======== Given data

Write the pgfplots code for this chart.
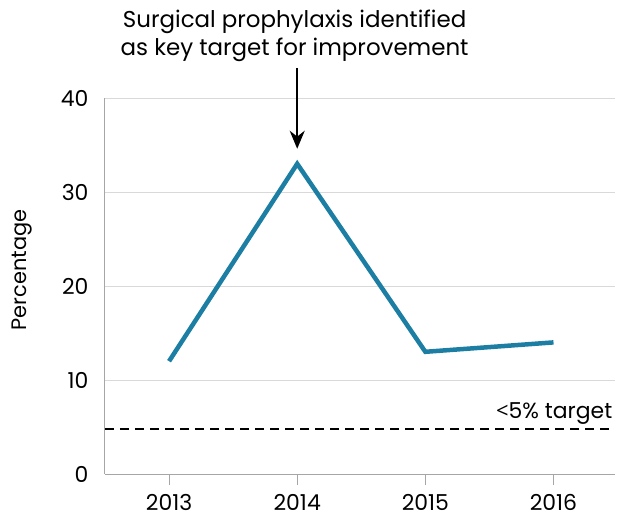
\documentclass[border=0pt]{standalone}
\usepackage{pgfplots}
\pgfplotsset{compat=1.18}
\usetikzlibrary{arrows.meta}
\usepackage{fontspec}
\setmainfont{Poppins}
\newfontfamily\altfont{Open Sans}
\definecolor{linecol}{HTML}{1C7EA3}
\definecolor{gridcol}{HTML}{D9D9D9}
\definecolor{axcol}{HTML}{A6A6A6}
\begin{document}
\begin{tikzpicture}
\begin{axis}[
  scale only axis,
  width=510bp, height=376bp,
  xmin=2012.5, xmax=2016.48,
  ymin=0, ymax=40,
  xtick={2013,2014,2015,2016},
  ytick={0,10,20,30,40},
  xticklabel style={/pgf/number format/1000 sep=},
  /pgf/number format/assume math mode=true,
  axis x line*=bottom,
  axis y line*=left,
  axis line style={axcol, line width=1bp, -},
  ymajorgrids, grid style={gridcol, line width=1bp},
  x tick style={axcol, line width=1bp},
  y tick style={draw=none},
  tick align=outside,
  major tick length=11bp,
  xticklabel style={font=\fontsize{22}{24}\selectfont, anchor=base, inner sep=0pt, outer sep=0pt, yshift=-25bp},
  yticklabel style={font=\fontsize{22}{24}\selectfont, xshift=-2bp},
  ylabel={Percentage},
  ylabel style={font=\fontsize{21}{22}\selectfont, at={(axis description cs:-0.163,0.543)}, anchor=center},
  clip=false,
]
\addplot[linecol, line width=4.5bp, line join=miter] coordinates {(2013,12) (2014,33) (2015,13) (2016,14)};
\addplot[black, line width=2.5bp, dash pattern=on 9bp off 6bp] coordinates {(2012.5,4.8) (2016.48,4.8)};
\node[anchor=base east, font=\fontsize{22}{24}\selectfont, inner sep=0pt] at (axis cs:2016.46,5.9) {{\altfont<}5\% target};
\draw[-{Stealth[length=18bp,width=15bp]}, line width=2bp, black] (axis cs:2014,43.2) -- (axis cs:2014,34.6);
\node[align=center, font=\fontsize{23}{28}\selectfont, inner sep=0pt, anchor=center] at (axis cs:2013.98,46.6) {Surgical prophylaxis identified\\as key target for improvement};
\end{axis}
\pgfresetboundingbox
\useasboundingbox (-105bp,-45bp) rectangle (523bp,474bp);
\end{tikzpicture}
\end{document}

================

Required work =
Please set down each line of the data above exactly as written, without the pictures.

Result =
Write the pgfplots code for this chart.
\documentclass[border=0pt]{standalone}
\usepackage{pgfplots}
\pgfplotsset{compat=1.18}
\usetikzlibrary{arrows.meta}
\usepackage{fontspec}
\setmainfont{Poppins}
\newfontfamily\altfont{Open Sans}
\definecolor{linecol}{HTML}{1C7EA3}
\definecolor{gridcol}{HTML}{D9D9D9}
\definecolor{axcol}{HTML}{A6A6A6}
\begin{document}
\begin{tikzpicture}
\begin{axis}[
  scale only axis,
  width=510bp, height=376bp,
  xmin=2012.5, xmax=2016.48,
  ymin=0, ymax=40,
  xtick={2013,2014,2015,2016},
  ytick={0,10,20,30,40},
  xticklabel style={/pgf/number format/1000 sep=},
  /pgf/number format/assume math mode=true,
  axis x line*=bottom,
  axis y line*=left,
  axis line style={axcol, line width=1bp, -},
  ymajorgrids, grid style={gridcol, line width=1bp},
  x tick style={axcol, line width=1bp},
  y tick style={draw=none},
  tick align=outside,
  major tick length=11bp,
  xticklabel style={font=\fontsize{22}{24}\selectfont, anchor=base, inner sep=0pt, outer sep=0pt, yshift=-25bp},
  yticklabel style={font=\fontsize{22}{24}\selectfont, xshift=-2bp},
  ylabel={Percentage},
  ylabel style={font=\fontsize{21}{22}\selectfont, at={(axis description cs:-0.163,0.543)}, anchor=center},
  clip=false,
]
\addplot[linecol, line width=4.5bp, line join=miter] coordinates {(2013,12) (2014,33) (2015,13) (2016,14)};
\addplot[black, line width=2.5bp, dash pattern=on 9bp off 6bp] coordinates {(2012.5,4.8) (2016.48,4.8)};
\node[anchor=base east, font=\fontsize{22}{24}\selectfont, inner sep=0pt] at (axis cs:2016.46,5.9) {{\altfont<}5\% target};
\draw[-{Stealth[length=18bp,width=15bp]}, line width=2bp, black] (axis cs:2014,43.2) -- (axis cs:2014,34.6);
\node[align=center, font=\fontsize{23}{28}\selectfont, inner sep=0pt, anchor=center] at (axis cs:2013.98,46.6) {Surgical prophylaxis identified\\as key target for improvement};
\end{axis}
\pgfresetboundingbox
\useasboundingbox (-105bp,-45bp) rectangle (523bp,474bp);
\end{tikzpicture}
\end{document}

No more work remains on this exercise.